Of all the lines in the material, how many include the word "that"? Reply with the number alone.

----- PROVIDED MATERIAL

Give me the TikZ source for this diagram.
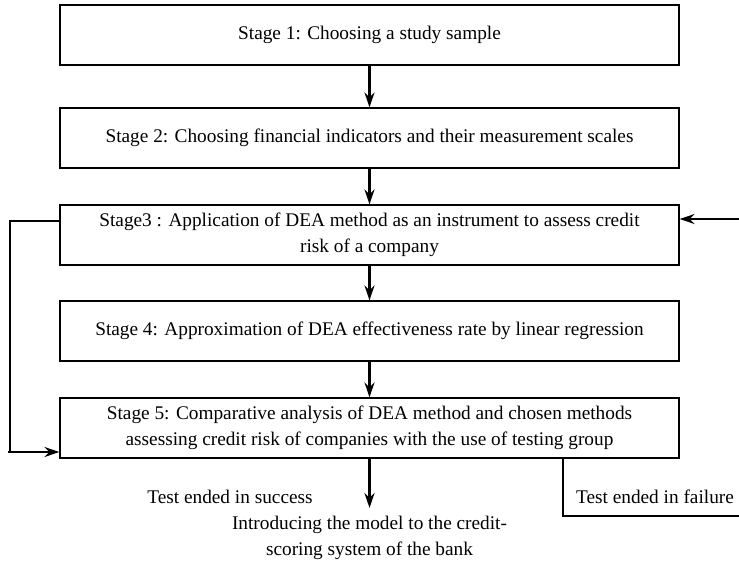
\documentclass[tikz,border=0pt]{standalone}
\usepackage{fontspec}
\setmainfont{Liberation Serif}
\usetikzlibrary{arrows.meta}
\begin{document}
\begin{tikzpicture}[x=1pt,y=-1pt,
  stagebox/.style={draw, line width=1.2pt, minimum width=619pt, minimum height=60pt, align=center, font=\fontsize{19.3}{26.5}\selectfont, inner sep=0pt},
  lbl/.style={font=\fontsize{19.3}{25.5}\selectfont, align=center, inner sep=0pt},
  arr/.style={line width=2.4pt, -{Stealth[length=15pt,width=10pt,inset=5pt]}},
  ln/.style={line width=1.2pt}]
\useasboundingbox (0,0) rectangle (739,562);
\node[stagebox] (s1) at (369.5,35) {Stage 1: Choosing a study sample};
\node[stagebox] (s2) at (369.5,138) {Stage 2: Choosing financial indicators and their measurement scales};
\node[stagebox] (s3) at (369.5,235) {Stage3 : Application of DEA method as an instrument to assess credit\\risk of a company};
\node[stagebox] (s4) at (369.5,331) {Stage 4: Approximation of DEA effectiveness rate by linear regression};
\node[stagebox] (s5) at (369.5,428) {Stage 5: Comparative analysis of DEA method and chosen methods\\assessing credit risk of companies with the use of testing group};
\draw[arr] (s1) -- (s2);
\draw[arr] (s2) -- (s3);
\draw[arr] (s3) -- (s4);
\draw[arr] (s4) -- (s5);
\coordinate (lt) at (10,221);
\coordinate (lb) at (10,452);
\draw[ln] (s3.west |- lt) -- (lt) -- (lb);
\coordinate (lbs) at (8,452);
\draw[arr] (lbs) -- (s5.west |- lbs);
\coordinate (rin) at (739,219);
\draw[arr] (rin) -- (s3.east |- rin);
\coordinate (cend) at (369.5,508);
\draw[arr] (s5.south) -- (cend);
\coordinate (fcorner) at (563,516);
\coordinate (fend) at (739,516);
\draw[ln] (s5.south -| fcorner) -- (fcorner) -- (fend);
\node[lbl] (succ) at (230,497) {Test ended in success};
\node[lbl] (fail) at (655,497) {Test ended in failure};
\node[lbl] (intro) at (369.5,538) {Introducing the model to the credit-\\scoring system of the bank};
\end{tikzpicture}
\end{document}
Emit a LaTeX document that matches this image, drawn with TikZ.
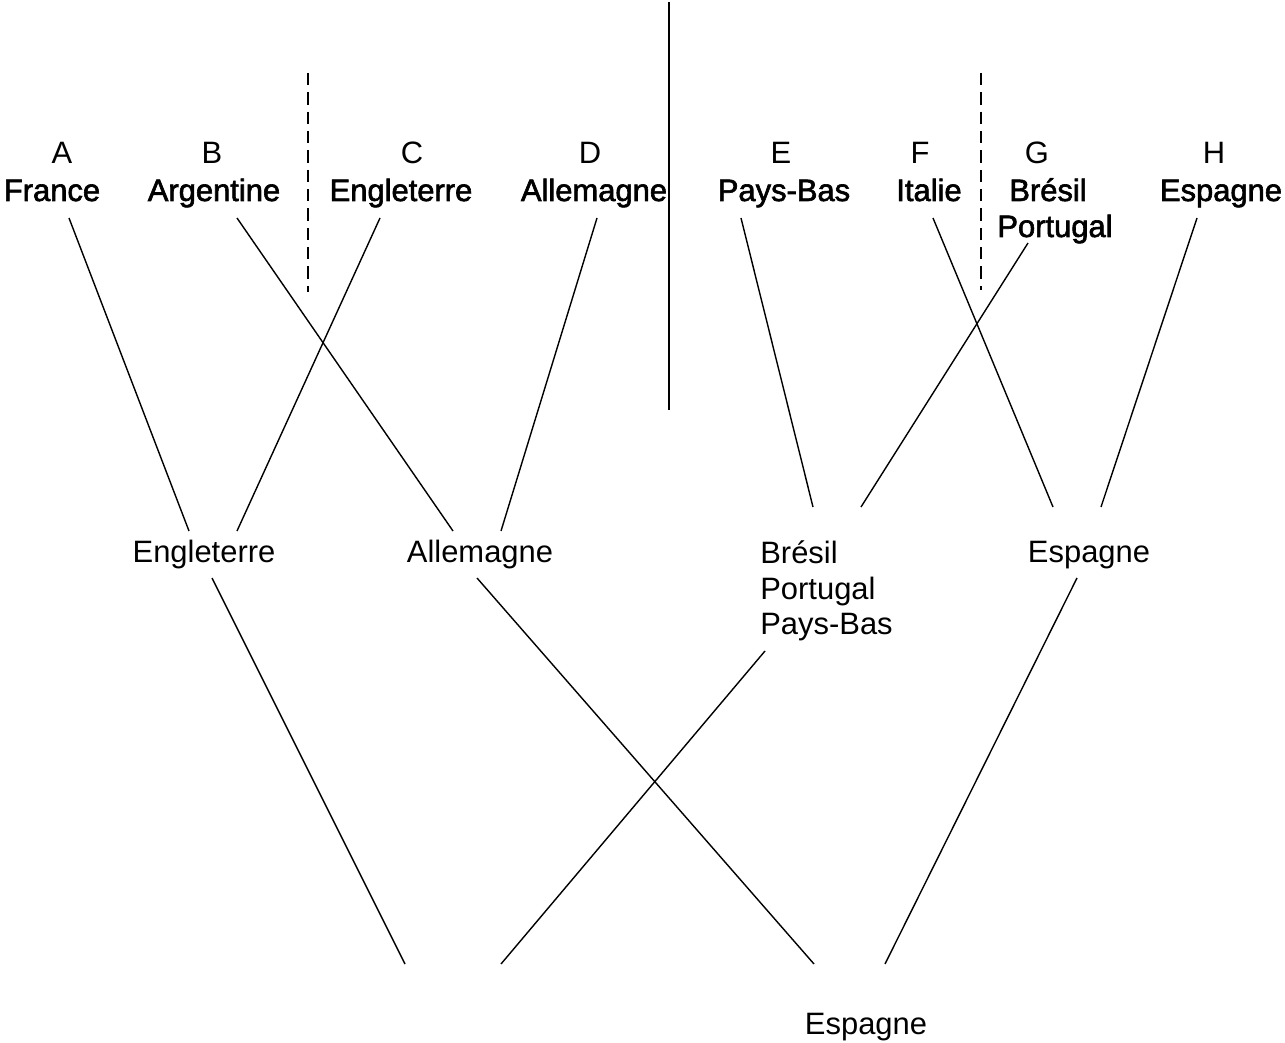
\documentclass[tikz,border=0pt]{standalone}
\usepackage{fontspec}
\setmainfont{Liberation Sans}
\newfontfamily\heavyfont[FakeBold=2]{Liberation Sans}
\usepackage{tikz}
\usetikzlibrary{positioning}

\begin{document}
\begin{tikzpicture}[x=0.02cm,y=-0.02cm,
  lbl/.style={inner sep=0pt,anchor=base,font=\fontsize{17.6}{20.4}\selectfont},
  cty/.style={lbl,font=\fontsize{17.6}{20.4}\heavyfont},
  link/.style={line width=0.8pt},
  sep/.style={line width=0.8pt,dash pattern=on 7pt off 4pt}]
\useasboundingbox (0,0) rectangle (1285,1043);
\draw[link] (669,2) -- (669,410);
\draw[sep] (308,73) -- (308,292);
\draw[sep] (981,73) -- (981,290);
\foreach \n/\x/\t in {la/62/A,lb/212/B,lc/412/C,ld/590/D,le/781/E,lf/920/F,lg/1037/G,lh/1214/H}
  \node[lbl] (\n) at (\x,164) {\t};
\node[cty] (fr) at (52,201) {France};
\node[cty] (ar) at (214,201) {Argentine};
\node[cty] (en) at (401,201) {Engleterre};
\node[cty] (al) at (594,201) {Allemagne};
\node[cty] (pb) at (784,201) {Pays-Bas};
\node[cty] (it) at (929,201) {Italie};
\node[cty] (br) at (1048,201) {Brésil};
\node[cty] (po) at (1055,237) {Portugal};
\node[cty] (es) at (1221,201) {Espagne};
\node[lbl] (men) at (204,563) {Engleterre};
\node[lbl] (mal) at (480,563) {Allemagne};
\node[lbl,anchor=base west,align=left] (mbr) at (760,635) {Brésil\\Portugal\\Pays-Bas};
\node[lbl] (mes) at (1089,563) {Espagne};
\node[lbl] (fin) at (866,1034) {Espagne};
\foreach \n/\x/\y in {fr0/69/218,fr1/189/531,ar0/237/218,ar1/453/531,
  en0/380/218,en1/237/531,al0/597/218,al1/501/531,
  pb0/741/218,pb1/813/507,it0/933/218,it1/1053/507,
  po0/1028/243,po1/861/507,es0/1197/218,es1/1101/507,
  men0/212/578,men1/405/964,mal0/477/578,mal1/814/964,
  mbr0/765/651,mbr1/501/964,mes0/1077/578,mes1/885/964}
  \coordinate (\n) at (\x,\y);
\foreach \n in {fr,ar,en,al,pb,it,po,es,men,mal,mbr,mes}
  \draw[link] (\n0) -- (\n1);
\end{tikzpicture}
\end{document}
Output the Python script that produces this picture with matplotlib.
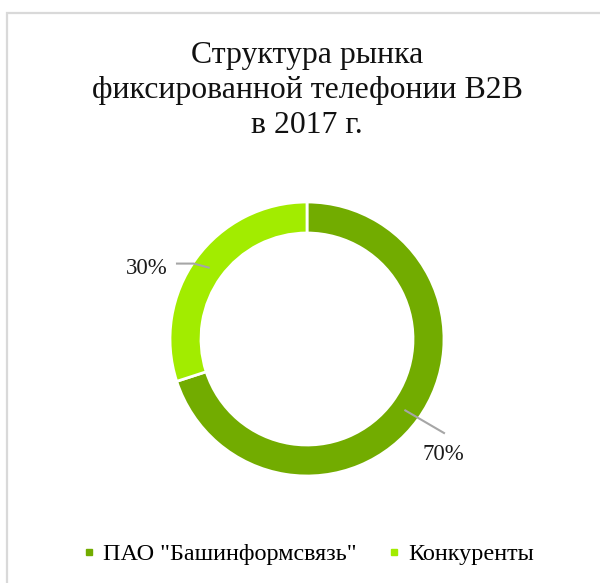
import matplotlib
matplotlib.use("Agg")
import matplotlib.pyplot as plt
from matplotlib.lines import Line2D
from matplotlib.patches import Rectangle
import numpy as np

plt.rcParams['font.family'] = ['Liberation Serif', 'DejaVu Serif']

title = "Структура рынка\nфиксированной телефонии B2B\nв 2017 г."
labels = ['ПАО "Башинформсвязь"', 'Конкуренты']
shares = [70, 30]
colors = ['#72AC00', '#A2EC00']

# label text positions (data units, 1 unit = 100 px)
label_pos = [(1.36, -1.16), (-1.60, 0.71)]

W, H = 600, 583
cx, cy = 307, 339          # donut centre in pixels (from top-left)
fig = plt.figure(figsize=(W / 100, H / 100), dpi=100)
fig.patch.set_facecolor('white')

# chart border (cropped on right/bottom in original)
fig.patches.append(Rectangle((7 / W, -0.1), 1.2, (H - 13) / H + 0.1,
                             transform=fig.transFigure, fill=False,
                             edgecolor='#D9D9D9', linewidth=1.6))

ax = fig.add_axes([0, 0, 1, 1])

wedges, _ = ax.pie(shares, colors=colors, radius=1.37, startangle=90,
                   counterclock=False,
                   wedgeprops=dict(width=0.31, edgecolor='white', linewidth=2))
ax.set_xlim(-cx / 100, (W - cx) / 100)
ax.set_ylim(-(H - cy) / 100, cy / 100)
ax.set_aspect('equal')
ax.axis('off')

for w, s, (lx, ly) in zip(wedges, shares, label_pos):
    mid = np.deg2rad((w.theta1 + w.theta2) / 2)
    r = 1.37 - 0.155
    px, py = r * np.cos(mid), r * np.sin(mid)
    if lx > 0:
        ax.plot([px, lx + 0.01], [py, ly + 0.22], color='#A6A6A6', lw=1.5)
    else:
        ax.plot([px, px - 0.15, lx + 0.30], [py, py + 0.04, py + 0.04],
                color='#A6A6A6', lw=1.5)
    ax.text(lx, ly, f"{s}%", ha='center', va='center', fontsize=16.5,
            color='#1a1a1a')

fig.text(307 / W, 1 - 41 / H, title, ha='center', va='top', fontsize=22.9,
         linespacing=1.27, color='#111111')

handles = [Line2D([], [], marker='s', linestyle='', color=c, markersize=4.8)
           for c in colors]
fig.legend(handles, labels, loc='center', bbox_to_anchor=(0.515, 1 - 554 / H),
           ncol=2, frameon=False, fontsize=17.4, handlelength=0.4,
           handletextpad=0.4, columnspacing=1.35)

fig.savefig('out.png', dpi=100, facecolor='white')
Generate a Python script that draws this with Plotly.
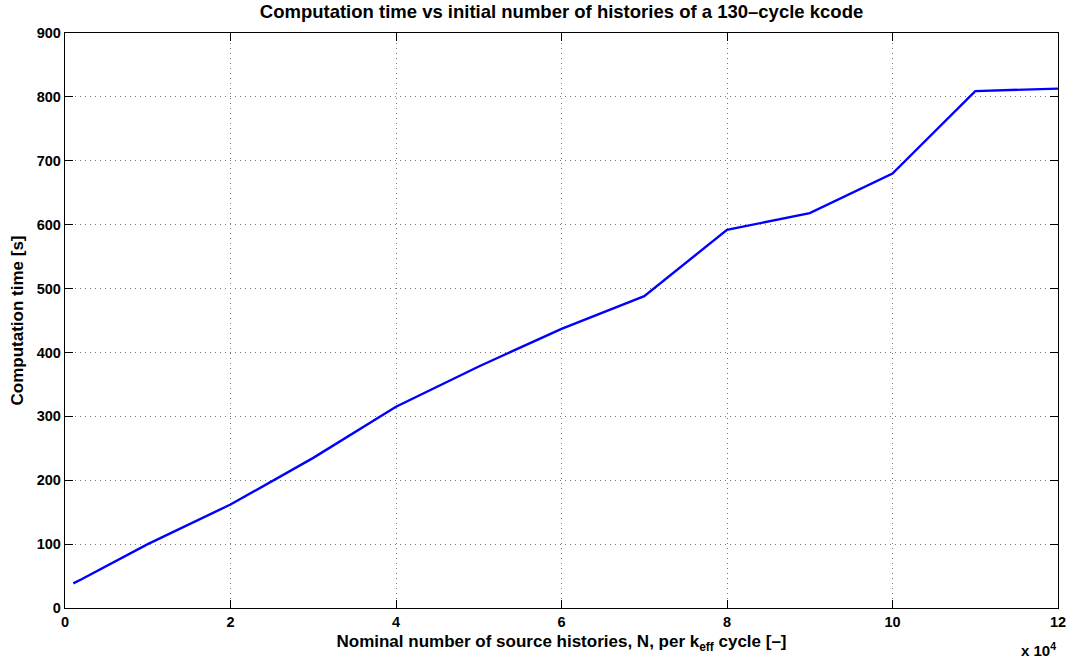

----------

SOLUTION:
3